+++ Records provided
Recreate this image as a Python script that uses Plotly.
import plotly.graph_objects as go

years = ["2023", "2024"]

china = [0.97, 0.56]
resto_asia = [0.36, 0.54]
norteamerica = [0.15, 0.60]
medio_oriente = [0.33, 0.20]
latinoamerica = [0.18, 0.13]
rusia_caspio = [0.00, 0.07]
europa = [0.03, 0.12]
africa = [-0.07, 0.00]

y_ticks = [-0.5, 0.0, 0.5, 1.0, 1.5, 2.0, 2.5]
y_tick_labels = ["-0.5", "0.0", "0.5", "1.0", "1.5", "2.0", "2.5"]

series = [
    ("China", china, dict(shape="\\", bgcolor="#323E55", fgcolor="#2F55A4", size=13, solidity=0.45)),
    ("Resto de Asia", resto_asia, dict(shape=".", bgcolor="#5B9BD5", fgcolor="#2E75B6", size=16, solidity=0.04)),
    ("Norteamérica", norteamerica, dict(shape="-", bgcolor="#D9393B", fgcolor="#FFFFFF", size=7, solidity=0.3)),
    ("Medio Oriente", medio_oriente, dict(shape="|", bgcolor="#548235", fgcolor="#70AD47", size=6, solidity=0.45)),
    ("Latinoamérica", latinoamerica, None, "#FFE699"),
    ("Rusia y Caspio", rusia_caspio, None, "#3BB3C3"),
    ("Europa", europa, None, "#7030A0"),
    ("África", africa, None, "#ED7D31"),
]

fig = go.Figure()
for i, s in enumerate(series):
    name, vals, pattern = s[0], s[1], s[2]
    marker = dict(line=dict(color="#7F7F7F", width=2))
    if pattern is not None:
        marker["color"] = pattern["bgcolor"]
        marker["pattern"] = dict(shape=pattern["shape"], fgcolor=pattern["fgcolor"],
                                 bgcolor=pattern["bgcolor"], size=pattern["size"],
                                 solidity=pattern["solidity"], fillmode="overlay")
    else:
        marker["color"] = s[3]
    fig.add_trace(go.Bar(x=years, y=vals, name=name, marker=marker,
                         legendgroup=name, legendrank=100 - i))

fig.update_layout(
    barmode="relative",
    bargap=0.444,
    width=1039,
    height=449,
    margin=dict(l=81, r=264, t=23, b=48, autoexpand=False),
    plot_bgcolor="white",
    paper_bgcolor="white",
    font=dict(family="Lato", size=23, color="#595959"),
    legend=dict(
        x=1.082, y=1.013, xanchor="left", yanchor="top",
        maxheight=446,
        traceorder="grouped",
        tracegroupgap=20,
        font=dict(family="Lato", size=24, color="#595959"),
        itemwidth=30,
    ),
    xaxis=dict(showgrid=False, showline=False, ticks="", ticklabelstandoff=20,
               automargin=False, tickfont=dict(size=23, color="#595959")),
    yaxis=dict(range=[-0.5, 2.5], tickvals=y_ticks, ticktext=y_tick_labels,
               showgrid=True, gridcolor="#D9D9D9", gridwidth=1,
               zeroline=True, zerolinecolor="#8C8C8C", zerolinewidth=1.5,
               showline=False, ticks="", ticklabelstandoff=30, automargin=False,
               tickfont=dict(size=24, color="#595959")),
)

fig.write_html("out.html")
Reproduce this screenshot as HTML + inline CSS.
++++++
(Task description): Reproduce each line of the material containing the word "this".

(Completed exercise):
Recreate this image as a Python script that uses Plotly.
Reproduce this screenshot as HTML + inline CSS.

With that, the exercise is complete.